DATASET SECTION

—————

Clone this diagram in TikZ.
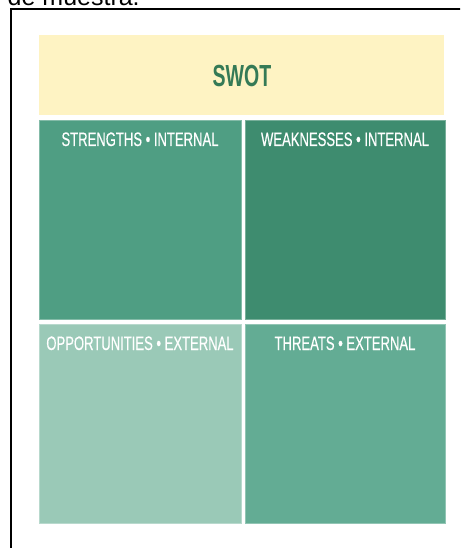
\documentclass[tikz,border=0pt]{standalone}
\usepackage{fontspec}
\setmainfont{Liberation Sans}
\newfontfamily\condfont[FakeStretch=0.67,FakeBold=0.4]{Liberation Sans}
\newfontfamily\condbold[FakeStretch=0.64]{Liberation Sans}
\definecolor{hdr}{HTML}{FEF3C3}
\definecolor{hdrtext}{HTML}{357A56}
\definecolor{cS}{HTML}{4F9E83}
\definecolor{cW}{HTML}{3E8C6F}
\definecolor{cO}{HTML}{9AC9B7}
\definecolor{cT}{HTML}{63AC94}
\tikzset{
  quad/.style={inner sep=0pt, outer sep=0pt, minimum width=202pt, minimum height=199pt, anchor=north west},
  edge/.style={draw=#1!70!white, line width=0.6pt},
  qlabel/.style={text=white, font=\condfont\fontsize{19.5pt}{20pt}\selectfont, anchor=base, inner sep=0pt},
}
\begin{document}
\begin{tikzpicture}[x=1pt,y=-1pt]
\useasboundingbox (0,0) rectangle (460,548);
\fill[white] (0,0) rectangle (460,548);
\clip (0,0) rectangle (460,548);
% partial caption at the very top
\node[anchor=base west, inner sep=0pt, font=\fontsize{25pt}{26pt}\selectfont] (cap) at (7.5,6) {de muestra.};
% frame
\coordinate (fr1) at (470,9.3);
\coordinate (fr2) at (11,9.3);
\coordinate (fr3) at (11,560);
\draw[line width=2pt] (fr1) -- (fr2) -- (fr3);
% header
\node[fill=hdr, inner sep=0pt, minimum width=405pt, minimum height=80pt, anchor=north west] (hdr) at (39,35) {};
\node[text=hdrtext, font=\condbold\bfseries\fontsize{30.5pt}{31pt}\selectfont, anchor=base, inner sep=0pt] (swot) at (242,87) {SWOT};
% quadrants
\node[quad, fill=cS, edge=cS] (S) at (39,120) {};
\node[quad, fill=cW, edge=cW, minimum width=200pt] (W) at (245,120) {};
\node[quad, fill=cO, edge=cO] (O) at (39,324) {};
\node[quad, fill=cT, edge=cT, minimum width=200pt] (T) at (245,324) {};
% labels
\node[qlabel] (Sl) at ([yshift=-26pt]S.north) {STRENGTHS • INTERNAL};
\node[qlabel] (Wl) at ([yshift=-26pt]W.north) {WEAKNESSES • INTERNAL};
\node[qlabel] (Ol) at ([yshift=-26pt]O.north) {OPPORTUNITIES • EXTERNAL};
\node[qlabel] (Tl) at ([yshift=-26pt]T.north) {THREATS • EXTERNAL};
\end{tikzpicture}
\end{document}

—————

WORK TO BE COMPLETED
Give back every line exactly as it stands, pictures excluded.

RESPONSE TO THIS EXERCISE
Clone this diagram in TikZ.
\documentclass[tikz,border=0pt]{standalone}
\usepackage{fontspec}
\setmainfont{Liberation Sans}
\newfontfamily\condfont[FakeStretch=0.67,FakeBold=0.4]{Liberation Sans}
\newfontfamily\condbold[FakeStretch=0.64]{Liberation Sans}
\definecolor{hdr}{HTML}{FEF3C3}
\definecolor{hdrtext}{HTML}{357A56}
\definecolor{cS}{HTML}{4F9E83}
\definecolor{cW}{HTML}{3E8C6F}
\definecolor{cO}{HTML}{9AC9B7}
\definecolor{cT}{HTML}{63AC94}
\tikzset{
  quad/.style={inner sep=0pt, outer sep=0pt, minimum width=202pt, minimum height=199pt, anchor=north west},
  edge/.style={draw=#1!70!white, line width=0.6pt},
  qlabel/.style={text=white, font=\condfont\fontsize{19.5pt}{20pt}\selectfont, anchor=base, inner sep=0pt},
}
\begin{document}
\begin{tikzpicture}[x=1pt,y=-1pt]
\useasboundingbox (0,0) rectangle (460,548);
\fill[white] (0,0) rectangle (460,548);
\clip (0,0) rectangle (460,548);
% partial caption at the very top
\node[anchor=base west, inner sep=0pt, font=\fontsize{25pt}{26pt}\selectfont] (cap) at (7.5,6) {de muestra.};
% frame
\coordinate (fr1) at (470,9.3);
\coordinate (fr2) at (11,9.3);
\coordinate (fr3) at (11,560);
\draw[line width=2pt] (fr1) -- (fr2) -- (fr3);
% header
\node[fill=hdr, inner sep=0pt, minimum width=405pt, minimum height=80pt, anchor=north west] (hdr) at (39,35) {};
\node[text=hdrtext, font=\condbold\bfseries\fontsize{30.5pt}{31pt}\selectfont, anchor=base, inner sep=0pt] (swot) at (242,87) {SWOT};
% quadrants
\node[quad, fill=cS, edge=cS] (S) at (39,120) {};
\node[quad, fill=cW, edge=cW, minimum width=200pt] (W) at (245,120) {};
\node[quad, fill=cO, edge=cO] (O) at (39,324) {};
\node[quad, fill=cT, edge=cT, minimum width=200pt] (T) at (245,324) {};
% labels
\node[qlabel] (Sl) at ([yshift=-26pt]S.north) {STRENGTHS • INTERNAL};
\node[qlabel] (Wl) at ([yshift=-26pt]W.north) {WEAKNESSES • INTERNAL};
\node[qlabel] (Ol) at ([yshift=-26pt]O.north) {OPPORTUNITIES • EXTERNAL};
\node[qlabel] (Tl) at ([yshift=-26pt]T.north) {THREATS • EXTERNAL};
\end{tikzpicture}
\end{document}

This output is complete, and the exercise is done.